* START Data *

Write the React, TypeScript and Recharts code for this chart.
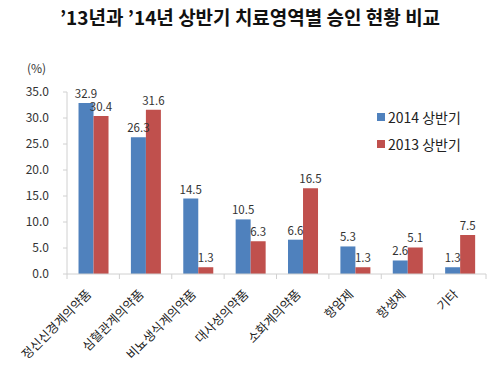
import { Bar, BarChart, LabelList, XAxis, YAxis } from "recharts";

const categories = [
  "정신신경계의약품",
  "심혈관계의약품",
  "비뇨생식계의약품",
  "대사성의약품",
  "소화계의약품",
  "항암제",
  "항생제",
  "기타",
];
const h2014 = [32.9, 26.3, 14.5, 10.5, 6.6, 5.3, 2.6, 1.3];
const h2013 = [30.4, 31.6, 1.3, 6.3, 16.5, 1.3, 5.1, 7.5];
const yTicks = [0, 5, 10, 15, 20, 25, 30, 35];

const data = categories.map((name, i) => ({ name, a: h2014[i], b: h2013[i] }));

const FONT = "'Noto Sans CJK KR', 'Noto Sans', sans-serif";
const BLUE = "#4f81bd";
const RED = "#c0504d";
const AXIS = "#d0d0d0";
const W = 500;
const H = 366;
const LEFT = 67;
const RIGHT = 14;
const BAND = (W - LEFT - RIGHT) / categories.length;

function CatTick(props: any) {
  const { x, y, payload, index } = props;
  const left = x - BAND / 2;
  const tx = x - 1;
  const ty = y + 13;
  return (
    <g>
      <line x1={left} y1={y - 8} x2={left} y2={y - 3} stroke={AXIS} />
      {index === categories.length - 1 && (
        <line x1={x + BAND / 2} y1={y - 8} x2={x + BAND / 2} y2={y - 3} stroke={AXIS} />
      )}
      <text
        x={tx}
        y={ty}
        textAnchor="end"
        transform={`rotate(-45, ${tx}, ${ty})`}
        fontSize={12.5}
        fill="#222"
        fontFamily={FONT}
      >
        {payload.value}
      </text>
    </g>
  );
}

const legendItems = [
  { label: "2014 상반기", color: BLUE },
  { label: "2013 상반기", color: RED },
];

export default function App() {
  return (
    <div style={{ position: "absolute", left: 0, top: 0, width: W, height: H, background: "#fff" }}>
      <div
        style={{
          position: "absolute",
          top: 3,
          left: 0,
          width: W,
          textAlign: "center",
          fontFamily: FONT,
          fontWeight: 700,
          fontSize: 19,
          color: "#111",
        }}
      >
        ’13년과 ’14년 상반기 치료영역별 승인 현황 비교
      </div>
      <div
        style={{
          position: "absolute",
          top: 59,
          left: 27,
          fontFamily: FONT,
          fontSize: 12,
          color: "#333",
        }}
      >
        (%)
      </div>
      <div
        style={{
          position: "absolute",
          left: 377,
          top: 103,
          fontFamily: FONT,
          fontSize: 14,
          color: "#222",
          zIndex: 2,
        }}
      >
        {legendItems.map((it) => (
          <div key={it.label} style={{ display: "flex", alignItems: "center", height: 27 }}>
            <span style={{ width: 8, height: 8, background: it.color, marginRight: 3 }} />
            <span>{it.label}</span>
          </div>
        ))}
      </div>
      <BarChart
        width={W}
        height={H}
        data={data}
        margin={{ top: 92, right: RIGHT, bottom: 12, left: 17 }}
        barCategoryGap="22%"
        barGap={0}
      >
        <XAxis
          dataKey="name"
          height={80}
          interval={0}
          stroke={AXIS}
          tickLine={false}
          tick={<CatTick />}
        />
        <YAxis
          width={50}
          domain={[0, 35]}
          ticks={yTicks}
          interval={0}
          stroke={AXIS}
          tickSize={4}
          tickMargin={14}
          tickFormatter={(v: number) => v.toFixed(1)}
          tick={{ fontSize: 12, fill: "#333", fontFamily: FONT }}
        />
        <Bar dataKey="a" name="2014 상반기" fill={BLUE} isAnimationActive={false}>
          <LabelList dataKey="a" position="top" offset={5} fontSize={11.5} fill="#333" fontFamily={FONT} formatter={(v: any) => Number(v).toFixed(1)} />
        </Bar>
        <Bar dataKey="b" name="2013 상반기" fill={RED} isAnimationActive={false}>
          <LabelList dataKey="b" position="top" offset={5} fontSize={11.5} fill="#333" fontFamily={FONT} formatter={(v: any) => Number(v).toFixed(1)} />
        </Bar>
      </BarChart>
    </div>
  );
}
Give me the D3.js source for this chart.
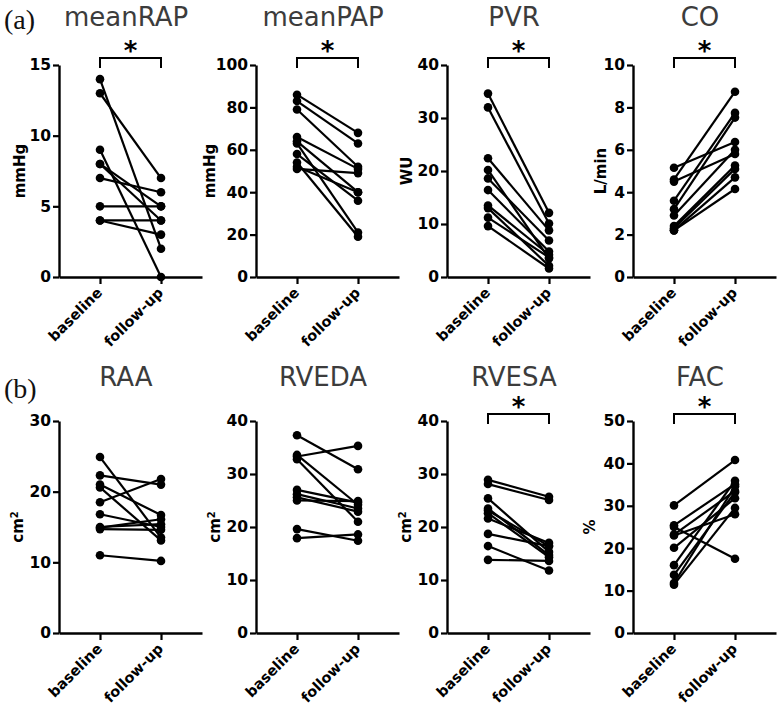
<!DOCTYPE html>
<html><head><meta charset="utf-8">
<script src="https://cdn.jsdelivr.net/npm/d3@7"></script>
<style>body{margin:0;background:#fff}</style></head>
<body>
<script>
// ---------- data ----------
const groups = ["baseline", "follow-up"];
const titles = ["meanRAP", "meanPAP", "PVR", "CO", "RAA", "RVEDA", "RVESA", "FAC"];
const units = ["mmHg", "mmHg", "WU", "L/min", "cm2", "cm2", "cm2", "%"];
const yMaxes = [15, 100, 40, 10, 30, 40, 40, 50];
const yTickSteps = [5, 20, 10, 2, 10, 10, 10, 10];
const significant = [true, true, true, true, false, false, true, true];
const panelLabels = ["(a)", "(b)"];

const meanRAP_baseline = [14, 13, 9, 8, 8, 7, 5, 4, 4];
const meanRAP_followup = [2, 7, 0, 5, 4, 6, 5, 4, 3];
const meanPAP_baseline = [86, 83, 79, 66, 64, 63, 58, 54, 52, 51];
const meanPAP_followup = [68, 63, 52, 51, 40, 21, 36, 19, 40, 49];
const PVR_baseline = [34.6, 32, 22.4, 20.2, 18.6, 16.4, 13.5, 13.0, 11.2, 9.6];
const PVR_followup = [12.1, 10.1, 8.8, 3.5, 6.9, 4.8, 4.2, 2.1, 3.7, 1.6];
const CO_baseline = [5.15, 4.6, 4.5, 3.6, 3.2, 2.9, 2.4, 2.3, 2.2, 2.2];
const CO_followup = [6.37, 8.74, 5.8, 7.74, 7.52, 6.0, 5.26, 5.1, 4.7, 4.15];
const RAA_baseline = [24.9, 22.3, 21.0, 20.6, 18.5, 16.8, 15.0, 14.9, 14.7, 11.0];
const RAA_followup = [13.5, 21.0, 16.7, 13.1, 21.8, 15.0, 15.4, 16.1, 14.6, 10.2];
const RVEDA_baseline = [37.3, 33.3, 33.6, 32.8, 27.0, 26.2, 25.6, 25.0, 19.6, 17.9];
const RVEDA_followup = [30.9, 35.3, 24.2, 21.0, 24.6, 23.5, 22.9, 24.9, 17.4, 18.6];
const RVESA_baseline = [28.9, 28.1, 25.4, 23.5, 23.1, 22.6, 21.6, 18.7, 16.4, 13.8];
const RVESA_followup = [25.7, 25.1, 15.3, 14.7, 16.4, 14.3, 17.0, 16.4, 11.8, 13.6];
const FAC_baseline = [30.1, 25.4, 25.0, 23.2, 23.0, 20.1, 16.0, 13.7, 11.8, 11.4];
const FAC_followup = [40.8, 35.1, 17.5, 33.5, 28.0, 31.8, 35.9, 33.2, 34.6, 29.5];

const baselines = [meanRAP_baseline, meanPAP_baseline, PVR_baseline, CO_baseline,
                   RAA_baseline, RVEDA_baseline, RVESA_baseline, FAC_baseline];
const followups = [meanRAP_followup, meanPAP_followup, PVR_followup, CO_followup,
                   RAA_followup, RVEDA_followup, RVESA_followup, FAC_followup];

// ---------- layout ----------
const W = 779, H = 706;
const axisXs = [59, 256, 447, 633];
const rowTop = [65, 421], rowZero = [277, 633], titleY = [26, 386], tagY = [29, 398];
const unitOffsets = [39, 46, 40, 32, 41, 41, 41, 43];
const plotW = 143;

const svg = d3.select("body").append("svg").attr("width", W).attr("height", H)
  .style("font-family", "'DejaVu Sans', sans-serif");

panelLabels.forEach((t, r) => {
  svg.append("text").attr("x", 4).attr("y", tagY[r]).text(t)
    .style("font-family", "'Liberation Serif', 'DejaVu Serif', serif")
    .style("font-size", "28px").attr("fill", "#111");
});

titles.forEach((title, i) => {
  const r = Math.floor(i / 4), c = i % 4;
  const ax = axisXs[c], top = rowTop[r], zero = rowZero[r];
  const g = svg.append("g");

  const x = d3.scalePoint().domain(groups).range([ax, ax + plotW]).padding(0.672);
  const y = d3.scaleLinear().domain([0, yMaxes[i]]).range([zero, top]);

  // title
  g.append("text").attr("x", ax + 67).attr("y", titleY[r]).attr("text-anchor", "middle")
    .attr("fill", "#3c3c3c").style("font-size", "26px").text(title);

  // y axis
  const yAxis = d3.axisLeft(y)
    .tickValues(d3.range(0, yMaxes[i] + yTickSteps[i] / 2, yTickSteps[i]))
    .tickSize(6).tickSizeOuter(0).tickPadding(2);
  const ya = g.append("g").attr("transform", `translate(${ax},0)`).call(yAxis);
  ya.select(".domain").attr("stroke", "#000").attr("stroke-width", 2.4);
  ya.selectAll(".tick line").attr("stroke", "#000").attr("stroke-width", 2.2);
  ya.selectAll(".tick text").style("font-size", "15.5px").style("font-weight", "bold")
    .attr("fill", "#000").style("font-family", "'DejaVu Sans', sans-serif");

  // x axis
  const xAxis = d3.axisBottom(x).tickSize(7).tickSizeOuter(0);
  const xa = g.append("g").attr("transform", `translate(0,${zero})`).call(xAxis);
  xa.select(".domain").attr("stroke", "#000").attr("stroke-width", 2.4);
  xa.selectAll(".tick line").attr("stroke", "#000").attr("stroke-width", 2.2);
  xa.selectAll(".tick text")
    .attr("x", 0).attr("y", 0).attr("dy", "0.35em")
    .attr("transform", "translate(-1,13) rotate(-45)")
    .style("text-anchor", "end").style("font-size", "14.5px").style("font-weight", "bold")
    .attr("fill", "#000").style("font-family", "'DejaVu Sans', sans-serif");

  // unit label
  const ut = g.append("text")
    .attr("transform", `translate(${ax - unitOffsets[i]},${(top + zero) / 2}) rotate(-90)`)
    .attr("text-anchor", "middle").attr("dy", "0.35em")
    .style("font-size", "15px").style("font-weight", "bold").attr("fill", "#000");
  if (units[i] === "cm2") {
    ut.append("tspan").text("cm");
    ut.append("tspan").text("2").attr("dy", "-0.55em").style("font-size", "10px");
  } else {
    ut.text(units[i]);
  }

  // paired lines
  const b = baselines[i], f = followups[i];
  const pairs = b.map((v, k) => [v, f[k]]);
  g.append("g").selectAll("line").data(pairs).join("line")
    .attr("x1", x(groups[0])).attr("x2", x(groups[1]))
    .attr("y1", d => y(d[0])).attr("y2", d => y(d[1]))
    .attr("stroke", "#000").attr("stroke-width", 2.2);
  const pts = [];
  pairs.forEach(d => { pts.push([groups[0], d[0]]); pts.push([groups[1], d[1]]); });
  g.append("g").selectAll("circle").data(pts).join("circle")
    .attr("cx", d => x(d[0])).attr("cy", d => y(d[1])).attr("r", 4.3).attr("fill", "#000");

  // significance bracket
  if (significant[i]) {
    const x0 = x(groups[0]), x1 = x(groups[1]);
    g.append("path")
      .attr("d", `M${x0},${top + 3}V${top - 7}H${x1}V${top + 3}`)
      .attr("fill", "none").attr("stroke", "#000").attr("stroke-width", 2);
    g.append("text").attr("x", (x0 + x1) / 2).attr("y", top - 5)
      .attr("text-anchor", "middle").style("font-size", "26px").style("font-weight", "bold")
      .text("*");
  }
});
</script>
</body></html>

* END Data *

Task objective
Write out again, exactly, the lines from the start of the listing up to the line containing "const BAND = (W", with both ends and without pictures.

Reply
Write the React, TypeScript and Recharts code for this chart.
import { Bar, BarChart, LabelList, XAxis, YAxis } from "recharts";

const categories = [
  "정신신경계의약품",
  "심혈관계의약품",
  "비뇨생식계의약품",
  "대사성의약품",
  "소화계의약품",
  "항암제",
  "항생제",
  "기타",
];
const h2014 = [32.9, 26.3, 14.5, 10.5, 6.6, 5.3, 2.6, 1.3];
const h2013 = [30.4, 31.6, 1.3, 6.3, 16.5, 1.3, 5.1, 7.5];
const yTicks = [0, 5, 10, 15, 20, 25, 30, 35];

const data = categories.map((name, i) => ({ name, a: h2014[i], b: h2013[i] }));

const FONT = "'Noto Sans CJK KR', 'Noto Sans', sans-serif";
const BLUE = "#4f81bd";
const RED = "#c0504d";
const AXIS = "#d0d0d0";
const W = 500;
const H = 366;
const LEFT = 67;
const RIGHT = 14;
const BAND = (W - LEFT - RIGHT) / categories.length;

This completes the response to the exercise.